詩篇119:105
”ロスを埋めるもの”
10月メッセージ
万博ロス
関西では大阪万博が、好評のうちに終わります。知り合いの86才の牧師先生は9回通って、
なお通い足らない、とおっしゃっていました。日頃から好奇心の強い方だと思っていましたが、これほどとは思いませんでした。大阪に居ながらにして世界の国々を、それも現代の最先端の状況を知る事ができる、またとないチャンスだと言う事ですね。
万博の後の大屋根リングの一部を記念に残すとか、思い出作りも考えられている様です。
しかし、万博が終わると、何だか気が抜けたみたいでしょんぼり、と言う方がいてもおかしくありませんね。万博・ロス現象です。
同様に関西では、少し前に和歌山の観光名物パンダが一頭もいなくなり中国に帰った例があります。お別れには涙を流す人もたくさんいました。居なくなった場所に記念の看板が立ち、わざわざ関東から偲ぶためにやってくる人もいて、その人気ぶりが、そして不在の穴の大きさに驚きました。パンダ・ロスですね。
ロスつまり喪失感です。愛の対象を失った悲しみですね。推しが引退した、亡くなった、何かの理由で裏切られた感じがする、・・。愛情が深ければ深いほど、信頼が強ければ強いほど、喪失した時の、ロス感は深く、大きく、傷は中々癒されないものでしょう。
喪失感
中には、人生の時間の大部分や、一生喪失感に支配され、前向きに生きられない、恨み、つらみを恋々と呟く人にもお会いしました。どうすればいいのでしょうか?

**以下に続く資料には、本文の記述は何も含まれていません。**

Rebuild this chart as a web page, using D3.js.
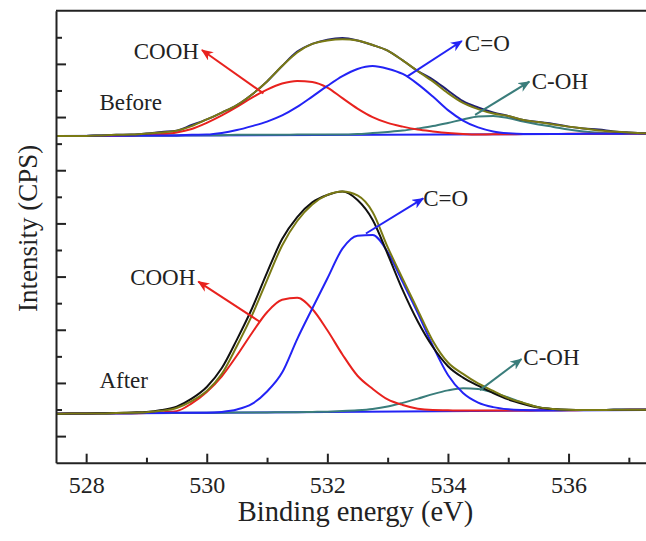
<!DOCTYPE html>
<html>
<head>
<meta charset="utf-8">
<script src="https://cdn.jsdelivr.net/npm/d3@7"></script>
<style>
  body { margin: 0; background: #fff; }
  text { font-family: "Liberation Serif", "Times New Roman", serif; fill: #222; }
</style>
</head>
<body>
<div id="chart"></div>
<script>
// binding energy grid (eV) shared by all curves
var energy = [527.5, 527.75, 528, 528.25, 528.5, 528.75, 529, 529.25, 529.5, 529.75,
  530, 530.25, 530.5, 530.75, 531, 531.25, 531.5, 531.75, 532, 532.25,
  532.5, 532.75, 533, 533.25, 533.5, 533.75, 534, 534.25, 534.5, 534.75,
  535, 535.25, 535.5, 535.75, 536, 536.25, 536.5, 536.75, 537, 537.25, 537.5];

// "Before" panel
var beforeRaw = [12.29, 12.29, 12.29, 12.31, 12.33, 12.34, 12.38, 12.44, 12.49, 12.70,
  12.91, 13.17, 13.45, 13.85, 14.34, 14.92, 15.46, 15.75, 15.91, 15.97,
  15.88, 15.71, 15.50, 15.13, 14.73, 14.41, 14.00, 13.60, 13.36, 13.17,
  13.04, 12.89, 12.81, 12.74, 12.64, 12.57, 12.53, 12.46, 12.42, 12.39, 12.38];
var beforeFit = [12.29, 12.29, 12.29, 12.31, 12.33, 12.34, 12.38, 12.42, 12.49, 12.66,
  12.91, 13.17, 13.45, 13.85, 14.34, 14.92, 15.43, 15.75, 15.88, 15.93,
  15.88, 15.71, 15.50, 15.13, 14.73, 14.34, 13.90, 13.53, 13.30, 13.13,
  13.04, 12.89, 12.81, 12.72, 12.64, 12.57, 12.49, 12.46, 12.42, 12.39, 12.38];
var beforeCOOH = [12.29, 12.29, 12.29, 12.29, 12.29, 12.31, 12.33, 12.36, 12.42, 12.55,
  12.78, 13.06, 13.38, 13.73, 14.03, 14.26, 14.36, 14.32, 14.11, 13.71,
  13.32, 13.00, 12.78, 12.64, 12.53, 12.46, 12.40, 12.36, 12.34, 12.35,
  12.35, 12.36, 12.36, 12.36, 12.37, 12.37, 12.37, 12.38, 12.38, 12.38, 12.38];
var beforeCO = [12.29, 12.29, 12.29, 12.30, 12.30, 12.30, 12.31, 12.31, 12.31, 12.33,
  12.34, 12.40, 12.51, 12.66, 12.83, 13.06, 13.38, 13.77, 14.17, 14.54,
  14.81, 14.92, 14.82, 14.62, 14.24, 13.77, 13.26, 12.87, 12.61, 12.46,
  12.39, 12.36, 12.36, 12.36, 12.36, 12.37, 12.37, 12.37, 12.38, 12.38, 12.38];
var beforeCOH = [12.29, 12.29, 12.29, 12.30, 12.30, 12.30, 12.31, 12.31, 12.31, 12.32,
  12.32, 12.32, 12.33, 12.33, 12.33, 12.33, 12.34, 12.34, 12.34, 12.34,
  12.36, 12.40, 12.44, 12.49, 12.57, 12.66, 12.78, 12.91, 13.02, 13.04,
  12.96, 12.83, 12.72, 12.63, 12.53, 12.46, 12.41, 12.39, 12.38, 12.38, 12.38];

// "After" panel
var afterRaw = [1.84, 1.85, 1.85, 1.86, 1.87, 1.89, 1.91, 1.98, 2.11, 2.41,
  2.85, 3.56, 4.63, 5.80, 7.15, 8.41, 9.24, 9.79, 10.07, 10.20,
  9.88, 9.14, 7.85, 6.49, 5.31, 4.35, 3.63, 3.20, 2.90, 2.62,
  2.38, 2.21, 2.08, 2.02, 1.99, 1.98, 1.98, 1.99, 1.99, 1.99, 1.99];
var afterFit = [1.84, 1.85, 1.85, 1.85, 1.87, 1.88, 1.90, 1.95, 2.06, 2.32,
  2.70, 3.34, 4.39, 5.54, 6.87, 8.17, 9.09, 9.71, 10.07, 10.20,
  10.05, 9.43, 8.11, 6.91, 5.74, 4.58, 3.77, 3.34, 2.98, 2.70,
  2.43, 2.25, 2.09, 2.02, 1.99, 1.98, 1.98, 1.99, 1.99, 1.99, 1.99];
var afterCOOH = [1.84, 1.85, 1.85, 1.86, 1.86, 1.86, 1.87, 1.90, 1.94, 2.23,
  2.66, 3.25, 4.03, 4.88, 5.66, 6.13, 6.20, 5.78, 4.98, 4.07,
  3.27, 2.78, 2.38, 2.17, 2.03, 1.98, 1.97, 1.96, 1.96, 1.96,
  1.96, 1.96, 1.97, 1.97, 1.97, 1.98, 1.98, 1.98, 1.99, 1.99, 1.99];
var afterCO = [1.84, 1.85, 1.85, 1.86, 1.86, 1.86, 1.87, 1.87, 1.88, 1.88,
  1.88, 1.91, 2.00, 2.21, 2.68, 3.39, 4.65, 5.80, 6.93, 8.05,
  8.54, 8.56, 7.92, 6.79, 5.63, 4.39, 3.30, 2.62, 2.26, 2.09,
  2.01, 1.98, 1.97, 1.97, 1.98, 1.98, 1.98, 1.99, 1.99, 1.99, 1.99];
var afterCOH = [1.84, 1.85, 1.85, 1.85, 1.86, 1.86, 1.87, 1.87, 1.87, 1.88,
  1.88, 1.88, 1.89, 1.89, 1.89, 1.90, 1.90, 1.91, 1.92, 1.94,
  1.97, 2.02, 2.11, 2.25, 2.41, 2.58, 2.72, 2.80, 2.77, 2.64,
  2.45, 2.25, 2.09, 2.01, 1.98, 1.98, 1.98, 1.99, 1.99, 1.99, 1.99];

// straight background lines
var baseEnergy = [527.5, 537.5];
var baseBefore = [12.29, 12.38];
var baseAfter = [1.84, 1.99];

// ticks
var xMajorTicks = [528, 530, 532, 534, 536];
var xMinorTicks = [529, 531, 533, 535, 537];
var yMajorTicks = [1, 3, 5, 7, 9, 11, 13, 15];
var yMinorTicks = [2, 4, 6, 8, 10, 12, 14, 16];

// annotations
var labelText = ["Before", "After", "COOH", "C=O", "C-OH", "COOH", "C=O", "C-OH"];
var labelX = [528.22, 528.22, 528.79, 534.28, 535.39, 528.73, 533.59, 535.25];
var labelY = [13.26, 2.80, 15.17, 15.48, 14.04, 6.68, 9.65, 3.67];
var arrowFrom = [[530.94, 13.89], [533.32, 14.52], [534.45, 13.08], [530.88, 5.30], [532.64, 8.62], [534.53, 2.73]];
var arrowTo = [[529.92, 15.52], [534.23, 15.86], [535.35, 14.33], [529.86, 6.81], [533.59, 9.94], [535.22, 3.90]];
var arrowColor = ["#e8221e", "#2323f5", "#3a7d7b", "#e8221e", "#2323f5", "#3a7d7b"];

var serif = "'Liberation Serif', 'Times New Roman', serif";

var margin = { top: 10.7, right: 0, bottom: 78.3, left: 56 },
    W = 646, H = 541,
    width = 603,
    height = H - margin.top - margin.bottom;

var svg = d3.select("#chart")
    .append("svg")
    .attr("width", W)
    .attr("height", H)
    .append("g")
    .attr("transform", "translate(" + margin.left + "," + margin.top + ")");

var x = d3.scaleLinear().domain([527.5, 537.5]).range([0, width]);
var y = d3.scaleLinear().domain([0, 17]).range([height, 0]);

svg.append("clipPath").attr("id", "clip")
    .append("rect").attr("width", width).attr("height", height);

// arrow heads
var defs = svg.append("defs");
arrowColor.forEach(function (c, i) {
    defs.append("marker")
        .attr("id", "head" + i)
        .attr("viewBox", "0 0 12 10")
        .attr("refX", 11).attr("refY", 5)
        .attr("markerWidth", 12).attr("markerHeight", 10)
        .attr("markerUnits", "userSpaceOnUse")
        .attr("orient", "auto")
        .append("path")
        .attr("d", "M0,0 L12,5 L0,10 L3.5,5 Z")
        .attr("fill", c);
});

var line = d3.line()
    .x(function (d) { return x(d[0]); })
    .y(function (d) { return y(d[1]); })
    .curve(d3.curveMonotoneX);

function pairs(values) { return energy.map(function (e, i) { return [e, values[i]]; }); }

var plot = svg.append("g").attr("clip-path", "url(#clip)");

var series = [
    [baseEnergy.map(function (e, i) { return [e, baseBefore[i]]; }), "#2323f5"],
    [baseEnergy.map(function (e, i) { return [e, baseAfter[i]]; }), "#2323f5"],
    [pairs(beforeCOH), "#3a7d7b"],
    [pairs(afterCOH), "#3a7d7b"],
    [pairs(beforeCOOH), "#e8221e"],
    [pairs(afterCOOH), "#e8221e"],
    [pairs(beforeCO), "#2323f5"],
    [pairs(afterCO), "#2323f5"],
    [pairs(beforeRaw), "#1f1f72"],
    [pairs(afterRaw), "#111111"],
    [pairs(beforeFit), "#7a7a14"],
    [pairs(afterFit), "#7a7a14"]
];

series.forEach(function (s) {
    plot.append("path")
        .datum(s[0])
        .attr("d", line)
        .attr("fill", "none")
        .attr("stroke", s[1])
        .attr("stroke-width", 2);
});

// arrows
arrowFrom.forEach(function (p, i) {
    svg.append("line")
        .attr("x1", x(p[0])).attr("y1", y(p[1]))
        .attr("x2", x(arrowTo[i][0])).attr("y2", y(arrowTo[i][1]))
        .attr("stroke", arrowColor[i])
        .attr("stroke-width", 2)
        .attr("marker-end", "url(#head" + i + ")");
});

// labels
labelText.forEach(function (t, i) {
    svg.append("text")
        .attr("x", x(labelX[i]))
        .attr("y", y(labelY[i]))
        .style("font-family", serif)
        .style("font-size", "23px")
        .text(t);
});

// X axis with inward ticks
var xAxis = svg.append("g")
    .attr("transform", "translate(0," + height + ")")
    .call(d3.axisBottom(x).tickValues(xMajorTicks).tickSizeInner(-9).tickSizeOuter(0)
        .tickPadding(13).tickFormat(d3.format("d")));
xAxis.selectAll(".tick text")
    .style("font-family", serif)
    .style("font-size", "24px")
    .attr("fill", "#222");
xAxis.selectAll(".tick line").attr("stroke", "#222").attr("stroke-width", 2);
xAxis.select(".domain").attr("stroke", "#222").attr("stroke-width", 2);
svg.append("g")
    .attr("transform", "translate(0," + height + ")")
    .call(d3.axisBottom(x).tickValues(xMinorTicks).tickSizeInner(-5).tickSizeOuter(0).tickFormat(""))
    .call(function (g) { g.select(".domain").remove(); })
    .selectAll(".tick line").attr("stroke", "#222").attr("stroke-width", 2);

// Y axis with inward ticks, no labels
var yAxis = svg.append("g")
    .call(d3.axisLeft(y).tickValues(yMajorTicks).tickSizeInner(-10).tickSizeOuter(0).tickFormat(""));
yAxis.selectAll(".tick line").attr("stroke", "#222").attr("stroke-width", 2);
yAxis.select(".domain").attr("stroke", "#222").attr("stroke-width", 2);
svg.append("g")
    .call(d3.axisLeft(y).tickValues(yMinorTicks).tickSizeInner(-6).tickSizeOuter(0).tickFormat(""))
    .call(function (g) { g.select(".domain").remove(); })
    .selectAll(".tick line").attr("stroke", "#222").attr("stroke-width", 2);

// top and right frame
svg.append("line")
    .attr("x1", 0).attr("x2", width).attr("y1", 0).attr("y2", 0)
    .attr("stroke", "#222").attr("stroke-width", 2);
svg.append("line")
    .attr("x1", width).attr("x2", width).attr("y1", 0).attr("y2", height)
    .attr("stroke", "#222").attr("stroke-width", 2);

// axis titles
svg.append("text")
    .attr("x", 355.5 - margin.left)
    .attr("y", height + 58)
    .style("text-anchor", "middle")
    .style("font-family", serif)
    .style("font-size", "28.5px")
    .text("Binding energy (eV)");

svg.append("text")
    .attr("transform", "translate(" + (37 - margin.left) + "," + (228.3 - margin.top) + ") rotate(-90)")
    .style("text-anchor", "middle")
    .style("font-family", serif)
    .style("font-size", "27px")
    .text("Intensity (CPS)");
</script>
</body>
</html>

そんな過去にいつまで囚われているんだ、早く忘れて前向きに生きよ、とかまた別のものを探せばいいじゃないか、世の中他にもいい事、いい人いっぱいいるよ、と言ってもロス感の深い人には通用しません。結局この人は分かってくれない人だと、去って行きます。
寄り添う事だと思います。ロスを、喪失感をこころに抱えている人と共に歩む事だと思います。
寄り添うイエス様
イエス様が十字架に死に、葬られ、三日後に復活された。弟子たちは世直しのメシヤだと期待していた恩師が、惨めに死に、がっかり。喪失感に打ちのめされて都落ちしていた2人の弟子たちに、すっと寄り添う人が現れ、何を悲しそうに話しているのか?と尋ねた。あなたは最近都エルサレムで起こったイエス処刑事件を知らないのですか!と当事者を前に興奮して話す。やがて日も傾き、その人は先に進もうとしたたため、2人の弟子たちは彼を引き留め、宿を取り夕食のテーブルについた。その食前のお祈りを聴いて、見て、この人はイエスだと気づいたとき、その人は消えたと福音書は記す。そして、あの方が話された時お互いの心が燃えたではないか、と告白。ロス感で心が冷え冷えとしていたにに、イエス様は復活して、確かに喪失感に打ちのめされた二人に寄り添ってくださっていた事に気づいたのです。そして2人は、喪失の地、失敗の地、敗北の地、エルサレムに取って返し、やがてそこに聖霊が下り、世界初のキリスト教会が誕生。今や全世界に、そしてあなたの側に寄り添われる方として今日も側におられるのです。